Quando o ninho tucano era o centro da alta política nacional e imperava como um monólito invencível no território paraense, com sucessivas vitórias majoritárias para o governo, Senado, prefeituras e também para as casas legislativas, Sabino era presença certa nos bastidores e nas articulações.

Com Jatene, foi titular da Secretaria de Trabalho, Emprego e Renda mesmo estando em outra legenda, o PR. Em 2013, se filiou ao PSDB e foi eleito deputado estadual pelo partido. A ascensão de Sabino, um ministro conservador de um governo progressista terá um papel central na reorganização da base social e política que antes orbitava em torno do PSDB e esse efeito inesperado não pode ser ignorado por Helder Barbalho, sob risco do governador ser pego de calças curtas.
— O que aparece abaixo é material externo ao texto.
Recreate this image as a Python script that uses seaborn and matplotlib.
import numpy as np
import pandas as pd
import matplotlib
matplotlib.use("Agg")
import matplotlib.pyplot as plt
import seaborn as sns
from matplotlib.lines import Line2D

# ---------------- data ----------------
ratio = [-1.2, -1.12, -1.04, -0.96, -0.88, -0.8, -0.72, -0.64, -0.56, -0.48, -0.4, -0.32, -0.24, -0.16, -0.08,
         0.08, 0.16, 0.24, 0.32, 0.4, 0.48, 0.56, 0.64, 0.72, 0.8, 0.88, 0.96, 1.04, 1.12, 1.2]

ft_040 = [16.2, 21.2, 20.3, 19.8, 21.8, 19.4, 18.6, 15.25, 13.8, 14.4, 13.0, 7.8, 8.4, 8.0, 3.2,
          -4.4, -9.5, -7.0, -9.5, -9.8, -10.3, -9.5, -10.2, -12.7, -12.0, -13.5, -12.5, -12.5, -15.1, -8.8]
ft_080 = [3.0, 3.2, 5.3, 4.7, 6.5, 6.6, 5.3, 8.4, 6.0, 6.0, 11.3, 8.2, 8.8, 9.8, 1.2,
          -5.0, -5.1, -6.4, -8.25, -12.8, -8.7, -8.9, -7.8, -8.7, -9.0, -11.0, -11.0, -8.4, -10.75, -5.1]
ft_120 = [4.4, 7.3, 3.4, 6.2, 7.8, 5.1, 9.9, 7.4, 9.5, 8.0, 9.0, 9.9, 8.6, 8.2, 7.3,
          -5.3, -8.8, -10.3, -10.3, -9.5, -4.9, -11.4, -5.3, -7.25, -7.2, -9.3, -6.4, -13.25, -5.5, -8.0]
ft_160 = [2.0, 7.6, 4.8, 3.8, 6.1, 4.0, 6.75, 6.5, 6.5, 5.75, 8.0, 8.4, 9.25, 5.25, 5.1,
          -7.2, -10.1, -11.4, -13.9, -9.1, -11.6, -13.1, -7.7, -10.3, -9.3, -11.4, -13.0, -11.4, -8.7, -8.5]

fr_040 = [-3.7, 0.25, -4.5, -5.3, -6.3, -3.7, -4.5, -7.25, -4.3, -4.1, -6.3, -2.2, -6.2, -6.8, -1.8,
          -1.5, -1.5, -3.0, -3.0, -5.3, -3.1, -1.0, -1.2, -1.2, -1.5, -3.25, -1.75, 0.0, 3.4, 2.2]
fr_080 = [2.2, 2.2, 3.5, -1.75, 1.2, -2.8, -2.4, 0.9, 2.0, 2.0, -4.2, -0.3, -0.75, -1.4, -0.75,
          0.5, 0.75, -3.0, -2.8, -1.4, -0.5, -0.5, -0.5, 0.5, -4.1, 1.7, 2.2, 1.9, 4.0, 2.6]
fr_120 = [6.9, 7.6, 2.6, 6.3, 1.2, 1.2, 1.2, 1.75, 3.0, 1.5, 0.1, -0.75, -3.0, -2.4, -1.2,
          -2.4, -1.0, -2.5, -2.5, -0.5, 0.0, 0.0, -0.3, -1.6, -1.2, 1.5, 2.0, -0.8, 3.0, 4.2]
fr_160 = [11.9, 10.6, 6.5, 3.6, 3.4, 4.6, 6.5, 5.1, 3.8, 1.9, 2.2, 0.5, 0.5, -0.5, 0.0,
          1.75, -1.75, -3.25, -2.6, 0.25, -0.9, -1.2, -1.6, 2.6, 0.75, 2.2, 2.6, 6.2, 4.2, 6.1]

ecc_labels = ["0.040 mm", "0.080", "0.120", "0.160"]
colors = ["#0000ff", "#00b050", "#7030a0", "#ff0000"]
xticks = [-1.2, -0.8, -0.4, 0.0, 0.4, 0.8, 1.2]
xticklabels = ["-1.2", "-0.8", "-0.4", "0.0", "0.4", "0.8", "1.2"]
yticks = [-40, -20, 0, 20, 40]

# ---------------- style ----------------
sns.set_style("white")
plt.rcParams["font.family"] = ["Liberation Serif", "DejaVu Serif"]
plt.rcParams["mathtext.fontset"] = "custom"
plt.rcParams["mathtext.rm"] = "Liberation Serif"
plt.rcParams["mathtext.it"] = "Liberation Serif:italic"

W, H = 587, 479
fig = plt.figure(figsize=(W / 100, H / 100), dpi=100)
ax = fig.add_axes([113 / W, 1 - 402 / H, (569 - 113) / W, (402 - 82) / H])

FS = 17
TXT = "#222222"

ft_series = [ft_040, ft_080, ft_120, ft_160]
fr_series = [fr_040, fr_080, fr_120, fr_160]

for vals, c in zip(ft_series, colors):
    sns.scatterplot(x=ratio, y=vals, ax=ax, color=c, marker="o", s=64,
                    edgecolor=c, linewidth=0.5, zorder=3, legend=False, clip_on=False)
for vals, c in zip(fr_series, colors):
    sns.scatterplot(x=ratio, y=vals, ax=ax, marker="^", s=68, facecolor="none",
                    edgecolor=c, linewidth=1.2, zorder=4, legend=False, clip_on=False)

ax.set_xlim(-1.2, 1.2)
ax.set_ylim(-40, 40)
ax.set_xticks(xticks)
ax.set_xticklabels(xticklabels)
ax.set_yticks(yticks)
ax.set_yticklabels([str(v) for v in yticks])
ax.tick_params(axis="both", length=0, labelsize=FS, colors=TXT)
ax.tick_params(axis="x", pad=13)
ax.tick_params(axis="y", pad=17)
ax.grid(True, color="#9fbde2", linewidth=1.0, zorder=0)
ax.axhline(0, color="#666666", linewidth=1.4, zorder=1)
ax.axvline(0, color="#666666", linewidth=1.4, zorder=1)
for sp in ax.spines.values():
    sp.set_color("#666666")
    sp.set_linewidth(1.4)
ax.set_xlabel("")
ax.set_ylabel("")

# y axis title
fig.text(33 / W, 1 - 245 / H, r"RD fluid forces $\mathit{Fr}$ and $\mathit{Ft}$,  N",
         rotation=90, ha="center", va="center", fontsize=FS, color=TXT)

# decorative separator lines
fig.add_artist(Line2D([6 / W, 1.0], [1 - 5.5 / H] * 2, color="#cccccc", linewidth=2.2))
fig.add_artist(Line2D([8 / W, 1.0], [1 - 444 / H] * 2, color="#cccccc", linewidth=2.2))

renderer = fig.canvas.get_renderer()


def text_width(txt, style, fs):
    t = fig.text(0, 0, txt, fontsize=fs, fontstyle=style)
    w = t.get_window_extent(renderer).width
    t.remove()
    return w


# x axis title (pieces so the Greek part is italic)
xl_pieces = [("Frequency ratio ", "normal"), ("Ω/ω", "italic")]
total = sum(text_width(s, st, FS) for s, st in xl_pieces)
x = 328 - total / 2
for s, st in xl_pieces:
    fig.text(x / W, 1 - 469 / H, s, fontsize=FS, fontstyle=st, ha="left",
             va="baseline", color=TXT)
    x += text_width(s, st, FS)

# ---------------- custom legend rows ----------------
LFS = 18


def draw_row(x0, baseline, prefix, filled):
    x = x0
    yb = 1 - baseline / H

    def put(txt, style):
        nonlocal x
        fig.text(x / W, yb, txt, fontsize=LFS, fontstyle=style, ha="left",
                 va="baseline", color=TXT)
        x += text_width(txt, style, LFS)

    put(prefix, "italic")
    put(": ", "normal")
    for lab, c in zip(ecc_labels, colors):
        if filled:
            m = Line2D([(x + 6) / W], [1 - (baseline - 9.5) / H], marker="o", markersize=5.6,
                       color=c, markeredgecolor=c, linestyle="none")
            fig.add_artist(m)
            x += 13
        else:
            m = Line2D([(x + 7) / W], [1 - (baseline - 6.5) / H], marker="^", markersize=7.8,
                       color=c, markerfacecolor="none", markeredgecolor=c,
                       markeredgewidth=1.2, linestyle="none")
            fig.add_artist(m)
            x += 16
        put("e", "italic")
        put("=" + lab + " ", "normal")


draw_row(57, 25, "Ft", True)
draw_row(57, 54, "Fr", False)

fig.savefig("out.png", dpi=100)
É a primeira vez desde 2018 que esse bloco está diante de um trampolim para a máquina federal.

Trampolim federal

Um dos possíveis pontos de alavancagem de Sabino no Pará pode ser Márcio Miranda, ex-presidente da Assembleia Legislativa e candidato a governador que amealhou 1.663.045 votos. Miranda acaba de tornar-se dono do PTB, partido de base bolsonarista e está circulando o Estado em busca de candidaturas fortes em municípios relevantes, como os do sudeste, onde a base conservadora mantém acesa uma oposição ativa tanto a Lula quanto a Helder Barbalho. Em Belém, o PTB de Márcio Miranda filiou Everaldo Eguchi, delegado afastado da Polícia Federal, que aparece em empate técnico com o atual prefeito Edmilson Rodrigues e com Ursula Vidal, a secretária de Cultura de Helder, em pesquisa publicada na revista “Veja”.

Outro ponto de alavancagem de Sabino pode ser a República de Ananindeua, onde ex-tucanos montaram um bunker em torno de uma prefeitura relevante, que tem à sua frente Doutor Daniel, um prefeito com mais de 80% de aprovação e que elegeu sua mulher, neófita na política, a deputada federal mais votada nas eleições de 2022.

Cavalo de troia

Com Helder Barbalho tateando na escolha de seu sucessor, o bloco neo-tucano, mesmo disperso em mais de uma legenda, tem chance de construir uma alternativa de poder relevante a partir de um cavalo de troia conservador em pleno governo Lula.

Sinceramente, por essa, nem o governador esperava.